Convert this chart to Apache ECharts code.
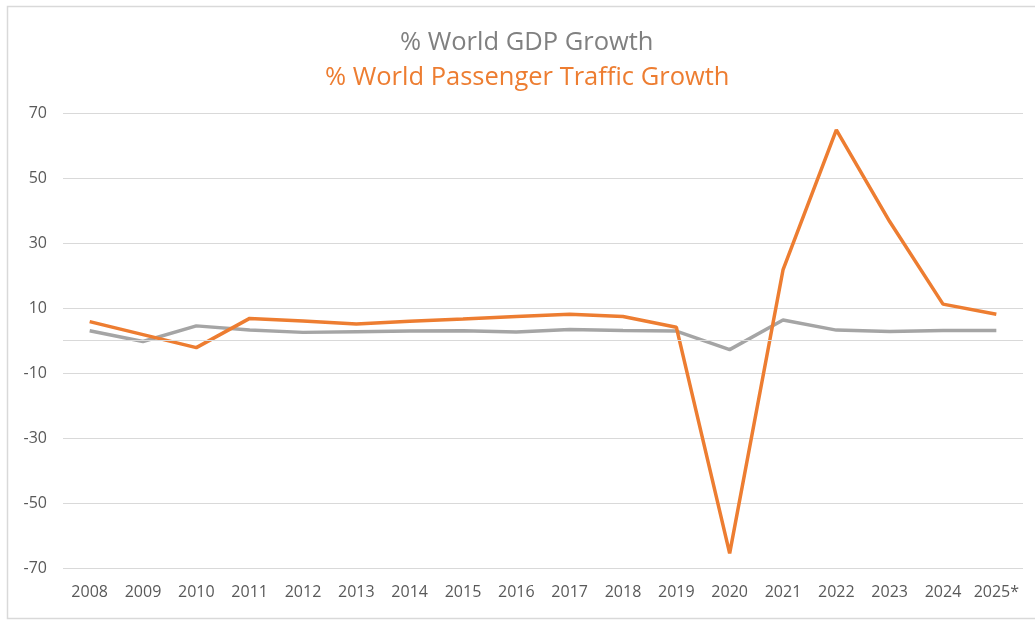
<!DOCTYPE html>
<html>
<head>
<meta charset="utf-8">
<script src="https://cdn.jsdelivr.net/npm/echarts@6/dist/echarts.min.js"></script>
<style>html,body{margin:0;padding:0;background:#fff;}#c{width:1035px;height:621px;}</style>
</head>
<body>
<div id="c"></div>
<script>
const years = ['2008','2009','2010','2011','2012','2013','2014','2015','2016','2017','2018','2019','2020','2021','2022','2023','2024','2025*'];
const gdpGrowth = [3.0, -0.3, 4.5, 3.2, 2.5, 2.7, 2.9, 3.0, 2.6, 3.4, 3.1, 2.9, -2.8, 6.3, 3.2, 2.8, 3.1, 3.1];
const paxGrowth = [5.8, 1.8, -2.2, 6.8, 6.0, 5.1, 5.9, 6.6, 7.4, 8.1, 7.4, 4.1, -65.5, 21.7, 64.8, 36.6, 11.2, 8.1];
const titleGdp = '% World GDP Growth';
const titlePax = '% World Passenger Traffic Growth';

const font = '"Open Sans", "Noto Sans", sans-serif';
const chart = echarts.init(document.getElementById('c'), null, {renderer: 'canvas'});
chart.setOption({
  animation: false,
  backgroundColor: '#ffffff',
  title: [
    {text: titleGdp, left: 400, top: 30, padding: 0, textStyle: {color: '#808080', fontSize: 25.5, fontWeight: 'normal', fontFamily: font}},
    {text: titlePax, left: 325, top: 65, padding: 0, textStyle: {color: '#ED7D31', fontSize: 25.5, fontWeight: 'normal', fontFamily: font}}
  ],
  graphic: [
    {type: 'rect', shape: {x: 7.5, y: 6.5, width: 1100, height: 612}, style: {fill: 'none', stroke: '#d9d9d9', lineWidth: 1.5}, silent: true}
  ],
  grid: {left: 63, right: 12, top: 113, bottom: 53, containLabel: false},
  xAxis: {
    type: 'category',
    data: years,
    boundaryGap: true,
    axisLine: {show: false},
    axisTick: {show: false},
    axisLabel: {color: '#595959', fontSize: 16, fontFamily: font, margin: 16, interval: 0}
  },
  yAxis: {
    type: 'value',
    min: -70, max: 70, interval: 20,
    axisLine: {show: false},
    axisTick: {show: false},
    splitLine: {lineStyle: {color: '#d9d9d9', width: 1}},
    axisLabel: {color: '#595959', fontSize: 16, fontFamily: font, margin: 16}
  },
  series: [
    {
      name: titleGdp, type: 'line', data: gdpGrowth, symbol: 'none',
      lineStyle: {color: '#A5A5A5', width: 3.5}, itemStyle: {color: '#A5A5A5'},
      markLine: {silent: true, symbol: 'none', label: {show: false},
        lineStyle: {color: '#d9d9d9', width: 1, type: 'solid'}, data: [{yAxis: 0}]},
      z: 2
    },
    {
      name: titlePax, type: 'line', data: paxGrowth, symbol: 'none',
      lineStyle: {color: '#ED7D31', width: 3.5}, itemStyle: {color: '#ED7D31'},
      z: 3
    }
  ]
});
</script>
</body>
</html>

┄┄┄┄┄┄

**WORK INSTRUCTIONS:**
Copy nothing but the lines from the first one in the listing through the line with "const titlePax = '%", and omit the pictures.

**SOLUTION BELOW:**
Convert this chart to Apache ECharts code.
<!DOCTYPE html>
<html>
<head>
<meta charset="utf-8">
<script src="https://cdn.jsdelivr.net/npm/echarts@6/dist/echarts.min.js"></script>
<style>html,body{margin:0;padding:0;background:#fff;}#c{width:1035px;height:621px;}</style>
</head>
<body>
<div id="c"></div>
<script>
const years = ['2008','2009','2010','2011','2012','2013','2014','2015','2016','2017','2018','2019','2020','2021','2022','2023','2024','2025*'];
const gdpGrowth = [3.0, -0.3, 4.5, 3.2, 2.5, 2.7, 2.9, 3.0, 2.6, 3.4, 3.1, 2.9, -2.8, 6.3, 3.2, 2.8, 3.1, 3.1];
const paxGrowth = [5.8, 1.8, -2.2, 6.8, 6.0, 5.1, 5.9, 6.6, 7.4, 8.1, 7.4, 4.1, -65.5, 21.7, 64.8, 36.6, 11.2, 8.1];
const titleGdp = '% World GDP Growth';
const titlePax = '% World Passenger Traffic Growth';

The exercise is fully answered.